Before you yield to the temptation to offer me advice, I’ve tried for years to “solve” this shit-eating thing. The most comical attempt, looking back on it, was buying some very expensive powder from Drs. Foster and Smith that you sprinkled on the dog’s food to make its poop taste bad. If my reason hadn’t been clouded by my own hunger to stop Angus from this disgusting habit, I would have realized how funny the powder idea was. I mean, it’s shit. How can you make it taste worse than it already does? Needless to say, it didn’t work. Ha ha. Joke’s on me. And I didn’t learn from that, apparently: recently I purchased some (again, very expensive) probiotic powder to put on the dogs’ food, thinking it might help them more completely metabolize their meals and, thus, make the potential residual nutrition in their stools less appetizing. It didn’t work, and Peat might have developed a nasty rash from the stuff. If anybody wants it, the jar’s on top of our garage fridge.

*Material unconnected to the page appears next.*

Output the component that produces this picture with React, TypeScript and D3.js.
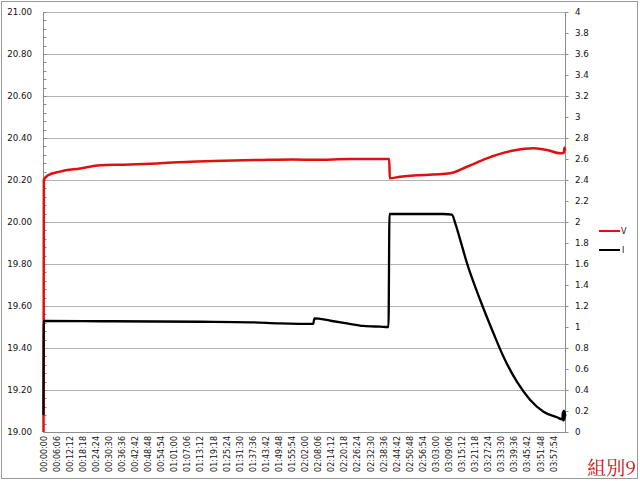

Both dogs seem — except when hunting — glued to the idea that the world has food for them everywhere and their job is to find and eat it. Our walks are dominated by the poising of my thumb on the “tone” button (if it’s Peat I’m concerned about) or “momentary stimulation” button (if it’s totally deaf Angus I’m worried about) of the e-collar transmitter, hoping to distract the dogs from eating something I think they shouldn’t and which they think absolutely they should. It’s a perma-conflict. It makes me think of what someone once called golf: a good walk spoiled. It’s hopeless, too, because I nearly always have the wrong dog selected when one of them verges on an infraction. Peat stands on his back feet and scarfs chokecherries from overhead branches: I shock Angus. Angus stops mid-trail to inhale day-old turkey diarrhea: I buzz Peat.
Sometimes, we forget the collars when we’re home, which we always say we’ll never do again, and then we forget them again. As we did last night during happy hour, when it was 98 degrees outside and we thought we’d enjoy a beer in the shade. The dogs had had a long walk-run in the morning, gone in and out all day long, and seemed generally quite tired, and we had just fed them. Plus, when we sit around the table outside, they like to join us by jumping in the padded chairs and halfsnooze in our presence. But not this time. Clearly, they remembered something from the night before, and it wasn’t until we noticed they weren’t chillin’ with us (a matter of a minute or two) that we realized they’d headed straight for the quail nest they’d pointed 24 hours earlier. Leslie got there in time to watch Peat eat several of the eggs but somehow managed to shoo him and Angus off and recovered and replaced 9 of the eggs (we had counted 16 the day before). Leslie was more upset by this than I was (but then I wasn’t there, having chosen to remain in the shade with my new homebrew); I tried consoling her by reasoning that we can’t pick and choose which version of the dogs’ prey drive we approve of: we love and brag about Peat’s prey drive, which makes him a phenomenal hunter but which also, sadly, means we have to live with it when we’re not hunting. That very morning, Peat began the day with his usual pre-feeding charade of trying to out-cyclone a cyclone, alternating growling and attacking Angus with rapid-fire circle spinning from the bedroom through the dog door, all peppered with deafening coyote-like shrieks, and then gobbling his 1/2 cup of kibble in 4 seconds. Sometime after I’d gone back to bed (about 5:30), he counter-surfed a container of mini-cupcakes, took them outside, and ate all of them and part of the container.
So I guess I’m not sure where hunger ends and prey drive begins. How closely, if at all, are they related? If Angus hadn’t showed Peat his intense and nearly constant desire to eat or get fed, would Peat have limited his expression of hunger to the field? I’m under no illusion that we can change any of this (although I suspect some of you might disagree; as always, I’m open to suggestions). But, outside the annoyance of Peat’s daily insanity around feeding, I realized just the other day that I have spent the last 19 years worrying about whether my dogs are really feeling hunger. Because even just the feeling of hunger (and not actual hunger, where you’re starving literally) is painful, gnawing like heartbreak. I hope that’s not it. I don’t want my dogs to feel that.